You want to impress me Pat (doubtful) say every state casino dollar from the new ones goes directly into paying past due bills. Deal with that, then we can talk
- Newsclown - Thursday, Aug 23, 12 @ 12:33 pm:
I can’t imagine anything the public can do with Pat that would make any difference at this point, unless he’s starting recall petitions against the four tops. No advisory referendum or mail-in-your-whatever- campaign is going to move any legislation.
He shot his mouth off without considering if he can back it up.
Again.
- east central - Thursday, Aug 23, 12 @ 12:51 pm:
Would it not make sense for him to veto the bill now and to then use his support in bargaining for other legislation (specifically pension-related) after the election?
- Robert - Thursday, Aug 23, 12 @ 1:41 pm:
I completely agree that any gambling money should go to pay overdue bills. Gov. Quinn could still politically have it both ways if he simply said “First, we’ll use it to pay overdue bills. Then, once we’re caught up with overdue bills, we’ll use it for education” (knowing that there’s a good likelihood that in reality, we’ll need the funds to help balance the budget regardless).
- TwoFeetThick - Thursday, Aug 23, 12 @ 1:49 pm:
Over a decade in the making, and Quinn is going to kill it for what are, IMO, some pretty weak reasons. But putting a crack machine in every corner bar is ok. Yeah, I know, the crack machines were there already, just like there’s already some substantial safeguards built into Illinois gaming that directly address Quinn’s stated concerns. I wonder what the real reason is?
- DuPage Dave - Thursday, Aug 23, 12 @ 3:31 pm:
The more casinos they build, the less money each one generates. Some new money coming into the state would be great, but my feeling is that the new casinos squeeze out the old ones and the jobs in those areas. Is it a net gain for jobs and revenue?
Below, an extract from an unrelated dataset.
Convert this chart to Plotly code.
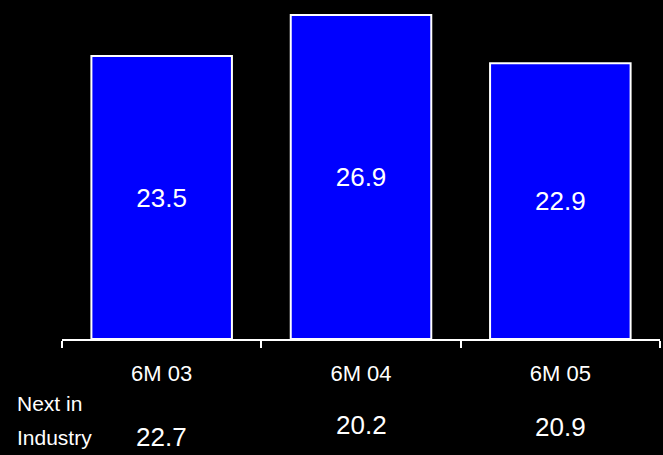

I think it’s about 75 years too late to save the horse racing industry. It was America’s only legal gambling for quite a long time and now it is nearly dead.
- Coach - Thursday, Aug 23, 12 @ 9:41 pm:
The arguement that current casinos will go down with the addition of five more casinos and slots at the race track is a farce! True their profits may go down but they will still have profits! If not they wouldn’t still be in business! For example if a casino made 100 million last year and five casinos were added which brought their revenue or profits down to 60 million that still isn’t bad. Its justlike a town that had two gas stations and each made $250,000 each year in profit then two more stations were built in the same town and then the following year each of the four came away with profits of $125,000 each so its not all bad. The Governor from the beginning has said he would do what the people of the state of Illinois want and it has been stated that the people have approved this gambling measure hugely accross the state but for some reason Quinn keeps coming up with excuses not to sign the bill! Gov. Quinn just sign the bill for the people of this state so we can start saving jobs! I am getting tired of seeing this Gov. cutting jobs!